(Charts and diagrams as code)
•••••

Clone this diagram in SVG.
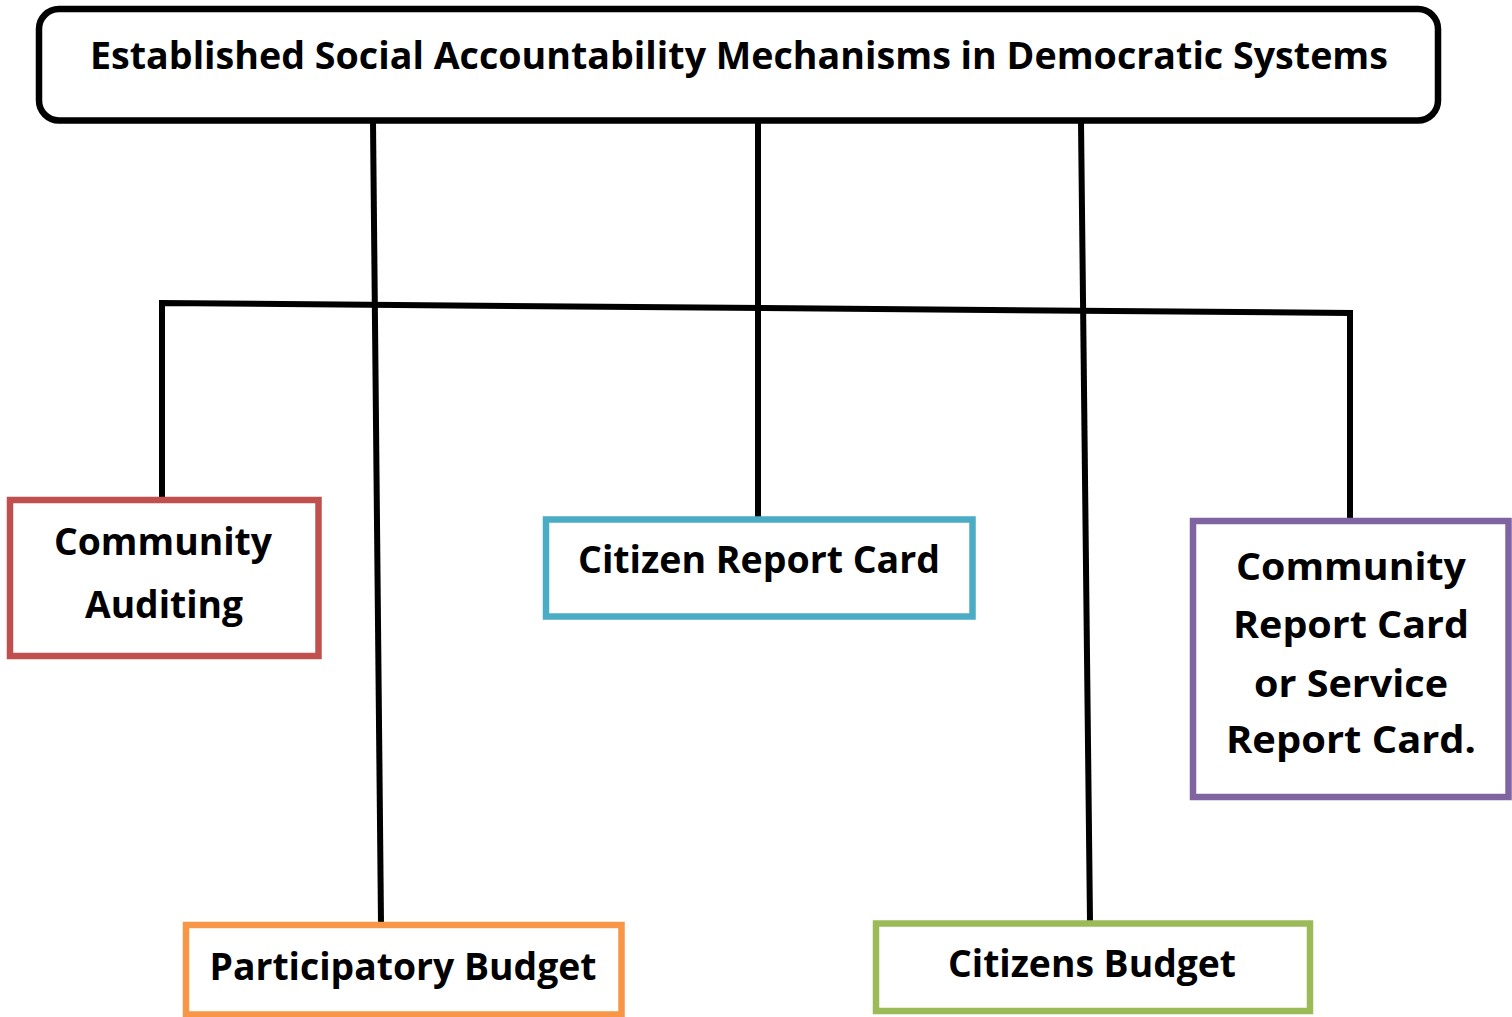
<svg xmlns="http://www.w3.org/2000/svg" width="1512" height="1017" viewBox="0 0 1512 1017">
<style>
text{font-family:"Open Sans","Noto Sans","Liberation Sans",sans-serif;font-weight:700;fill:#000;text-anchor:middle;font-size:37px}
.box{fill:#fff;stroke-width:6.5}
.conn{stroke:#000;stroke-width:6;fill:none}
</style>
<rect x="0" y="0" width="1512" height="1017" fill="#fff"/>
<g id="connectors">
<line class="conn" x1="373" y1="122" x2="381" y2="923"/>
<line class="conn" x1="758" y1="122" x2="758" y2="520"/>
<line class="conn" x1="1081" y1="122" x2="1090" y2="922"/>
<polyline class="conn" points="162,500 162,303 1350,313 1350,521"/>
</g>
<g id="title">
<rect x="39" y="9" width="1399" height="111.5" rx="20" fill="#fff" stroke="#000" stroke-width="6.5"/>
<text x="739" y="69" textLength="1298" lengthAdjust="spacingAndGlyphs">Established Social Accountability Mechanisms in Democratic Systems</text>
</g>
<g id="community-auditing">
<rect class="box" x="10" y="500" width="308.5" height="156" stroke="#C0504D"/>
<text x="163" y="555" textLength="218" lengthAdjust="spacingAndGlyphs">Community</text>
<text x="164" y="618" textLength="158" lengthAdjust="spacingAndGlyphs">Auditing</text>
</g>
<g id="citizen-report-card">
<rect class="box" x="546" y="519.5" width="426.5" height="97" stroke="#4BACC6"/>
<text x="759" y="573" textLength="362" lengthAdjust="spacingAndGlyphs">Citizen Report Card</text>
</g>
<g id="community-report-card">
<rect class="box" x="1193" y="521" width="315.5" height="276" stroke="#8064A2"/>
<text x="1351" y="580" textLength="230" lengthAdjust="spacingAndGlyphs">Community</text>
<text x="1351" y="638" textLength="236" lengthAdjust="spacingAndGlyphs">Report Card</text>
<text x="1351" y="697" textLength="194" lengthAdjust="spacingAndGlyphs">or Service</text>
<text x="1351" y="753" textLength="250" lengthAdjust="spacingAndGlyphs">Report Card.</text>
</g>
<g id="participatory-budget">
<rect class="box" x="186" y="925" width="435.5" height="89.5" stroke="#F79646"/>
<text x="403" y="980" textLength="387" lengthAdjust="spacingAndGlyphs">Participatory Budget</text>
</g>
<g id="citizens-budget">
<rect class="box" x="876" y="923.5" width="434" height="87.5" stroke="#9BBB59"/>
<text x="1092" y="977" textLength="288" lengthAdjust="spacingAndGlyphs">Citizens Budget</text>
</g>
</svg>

•••••

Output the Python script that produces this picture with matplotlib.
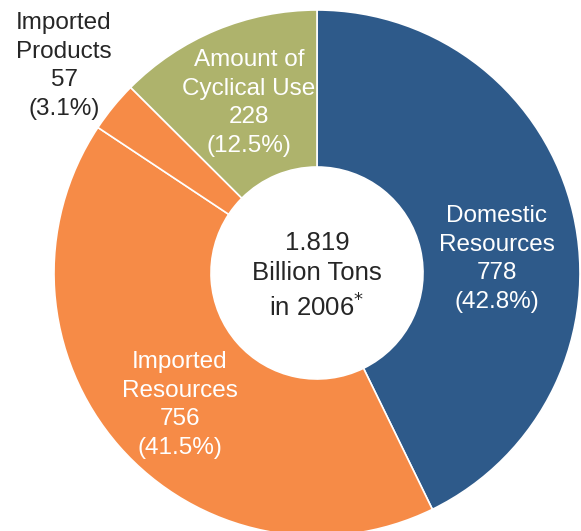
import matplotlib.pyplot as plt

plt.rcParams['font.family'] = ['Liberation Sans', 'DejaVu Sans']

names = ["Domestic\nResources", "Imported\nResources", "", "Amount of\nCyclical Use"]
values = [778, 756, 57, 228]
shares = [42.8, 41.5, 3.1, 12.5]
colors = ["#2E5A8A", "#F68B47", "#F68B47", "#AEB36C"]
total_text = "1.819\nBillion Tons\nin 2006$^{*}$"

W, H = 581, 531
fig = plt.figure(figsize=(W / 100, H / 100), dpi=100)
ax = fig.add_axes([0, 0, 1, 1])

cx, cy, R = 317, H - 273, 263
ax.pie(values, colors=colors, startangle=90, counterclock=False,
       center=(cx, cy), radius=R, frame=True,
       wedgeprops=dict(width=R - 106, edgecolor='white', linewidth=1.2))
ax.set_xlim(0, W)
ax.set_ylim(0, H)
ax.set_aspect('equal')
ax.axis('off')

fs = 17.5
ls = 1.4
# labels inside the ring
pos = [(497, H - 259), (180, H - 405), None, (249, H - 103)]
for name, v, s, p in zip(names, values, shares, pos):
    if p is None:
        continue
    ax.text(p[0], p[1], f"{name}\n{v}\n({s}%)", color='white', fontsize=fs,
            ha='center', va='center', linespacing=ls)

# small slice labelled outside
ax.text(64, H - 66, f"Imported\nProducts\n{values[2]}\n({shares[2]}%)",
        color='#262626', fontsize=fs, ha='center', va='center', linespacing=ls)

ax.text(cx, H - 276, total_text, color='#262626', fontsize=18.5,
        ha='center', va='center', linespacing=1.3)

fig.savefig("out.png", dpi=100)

•••••

GIVEN REQUEST:
Find and count the lines of the data that include the string "matplotlib", and report that figure by itself.

RESULT OF THIS TASK:
2